──────── SOURCE EXCERPT
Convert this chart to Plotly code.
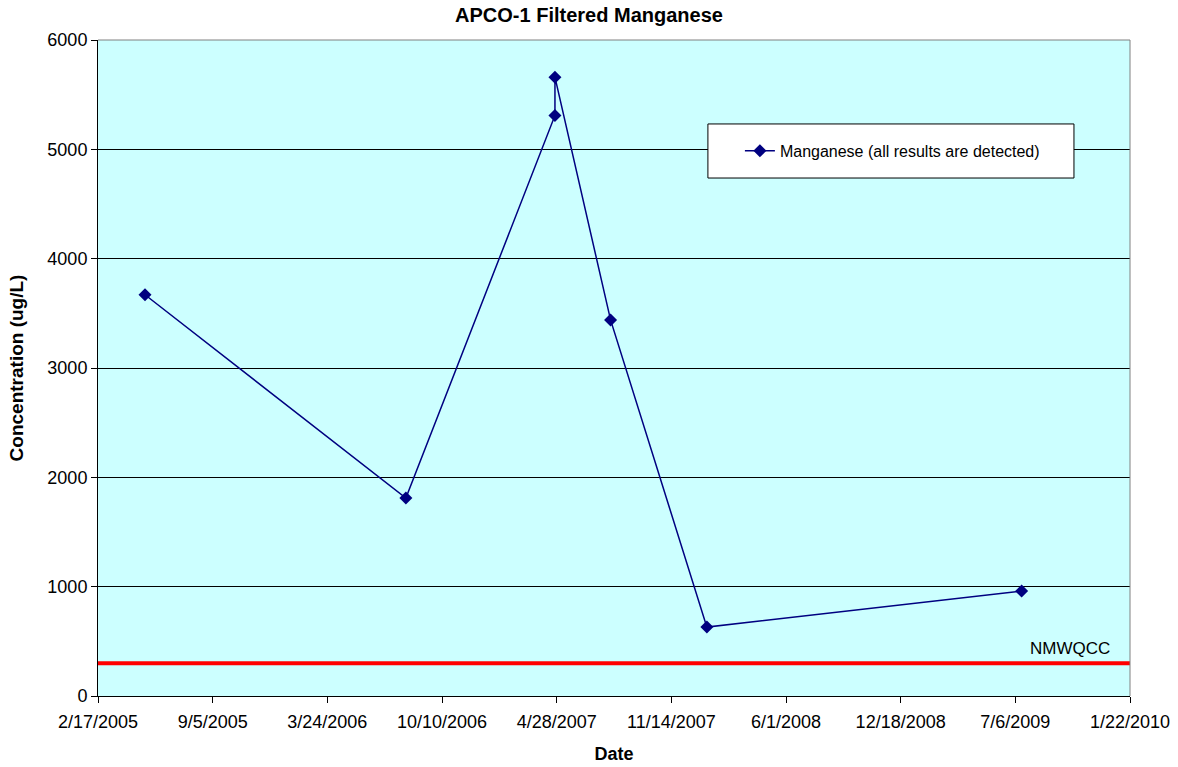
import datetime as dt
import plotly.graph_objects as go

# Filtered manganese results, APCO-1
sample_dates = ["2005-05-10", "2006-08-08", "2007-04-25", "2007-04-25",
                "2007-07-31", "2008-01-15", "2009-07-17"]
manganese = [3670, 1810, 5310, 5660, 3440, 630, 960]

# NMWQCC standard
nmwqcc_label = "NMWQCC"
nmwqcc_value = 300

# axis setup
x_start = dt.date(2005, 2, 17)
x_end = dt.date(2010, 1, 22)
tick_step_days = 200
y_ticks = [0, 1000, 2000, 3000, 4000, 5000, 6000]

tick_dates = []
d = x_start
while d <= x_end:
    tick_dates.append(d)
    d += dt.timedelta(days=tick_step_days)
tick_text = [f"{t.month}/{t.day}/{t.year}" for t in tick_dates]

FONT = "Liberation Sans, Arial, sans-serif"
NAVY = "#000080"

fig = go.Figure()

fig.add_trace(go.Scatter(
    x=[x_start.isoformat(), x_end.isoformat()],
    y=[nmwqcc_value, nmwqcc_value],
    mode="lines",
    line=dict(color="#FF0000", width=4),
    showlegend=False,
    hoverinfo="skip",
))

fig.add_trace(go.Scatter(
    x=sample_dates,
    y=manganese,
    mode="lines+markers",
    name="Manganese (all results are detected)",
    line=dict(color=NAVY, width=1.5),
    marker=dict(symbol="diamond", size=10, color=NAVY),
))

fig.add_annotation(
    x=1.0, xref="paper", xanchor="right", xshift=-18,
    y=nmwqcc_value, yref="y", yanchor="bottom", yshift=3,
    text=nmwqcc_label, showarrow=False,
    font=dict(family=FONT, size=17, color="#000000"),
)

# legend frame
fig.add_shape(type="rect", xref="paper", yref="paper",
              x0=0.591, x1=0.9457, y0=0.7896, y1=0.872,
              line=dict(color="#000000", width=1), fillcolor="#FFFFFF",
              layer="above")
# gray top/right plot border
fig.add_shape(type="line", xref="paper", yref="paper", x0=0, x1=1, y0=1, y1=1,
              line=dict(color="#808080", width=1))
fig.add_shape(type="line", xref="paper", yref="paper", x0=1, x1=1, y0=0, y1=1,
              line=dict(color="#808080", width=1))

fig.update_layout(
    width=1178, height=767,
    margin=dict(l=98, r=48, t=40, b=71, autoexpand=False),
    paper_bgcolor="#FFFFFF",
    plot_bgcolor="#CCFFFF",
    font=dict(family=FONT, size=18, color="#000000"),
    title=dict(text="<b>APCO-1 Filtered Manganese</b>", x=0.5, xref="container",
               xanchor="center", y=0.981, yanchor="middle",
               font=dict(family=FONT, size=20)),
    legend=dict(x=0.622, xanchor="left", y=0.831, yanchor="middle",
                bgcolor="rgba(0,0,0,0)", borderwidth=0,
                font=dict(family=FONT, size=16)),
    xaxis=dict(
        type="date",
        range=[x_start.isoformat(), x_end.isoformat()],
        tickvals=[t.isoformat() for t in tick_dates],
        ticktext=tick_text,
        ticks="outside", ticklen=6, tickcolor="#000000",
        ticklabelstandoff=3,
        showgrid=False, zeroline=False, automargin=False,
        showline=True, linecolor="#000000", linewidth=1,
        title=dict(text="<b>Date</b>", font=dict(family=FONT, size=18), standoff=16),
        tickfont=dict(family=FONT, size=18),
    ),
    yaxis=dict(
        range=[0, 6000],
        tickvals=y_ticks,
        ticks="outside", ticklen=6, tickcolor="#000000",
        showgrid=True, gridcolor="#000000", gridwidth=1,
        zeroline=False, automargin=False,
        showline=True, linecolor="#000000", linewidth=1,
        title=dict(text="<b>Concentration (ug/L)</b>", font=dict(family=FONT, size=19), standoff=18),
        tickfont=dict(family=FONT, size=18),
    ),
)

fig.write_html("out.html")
────────────────
* [TASK DESCRIPTION] Omitting all pictures, restate exactly the lines of the material from its start through the line that contains "nmwqcc_value = 300".

* [ANSWER IN FULL]
Convert this chart to Plotly code.
import datetime as dt
import plotly.graph_objects as go

# Filtered manganese results, APCO-1
sample_dates = ["2005-05-10", "2006-08-08", "2007-04-25", "2007-04-25",
                "2007-07-31", "2008-01-15", "2009-07-17"]
manganese = [3670, 1810, 5310, 5660, 3440, 630, 960]

# NMWQCC standard
nmwqcc_label = "NMWQCC"
nmwqcc_value = 300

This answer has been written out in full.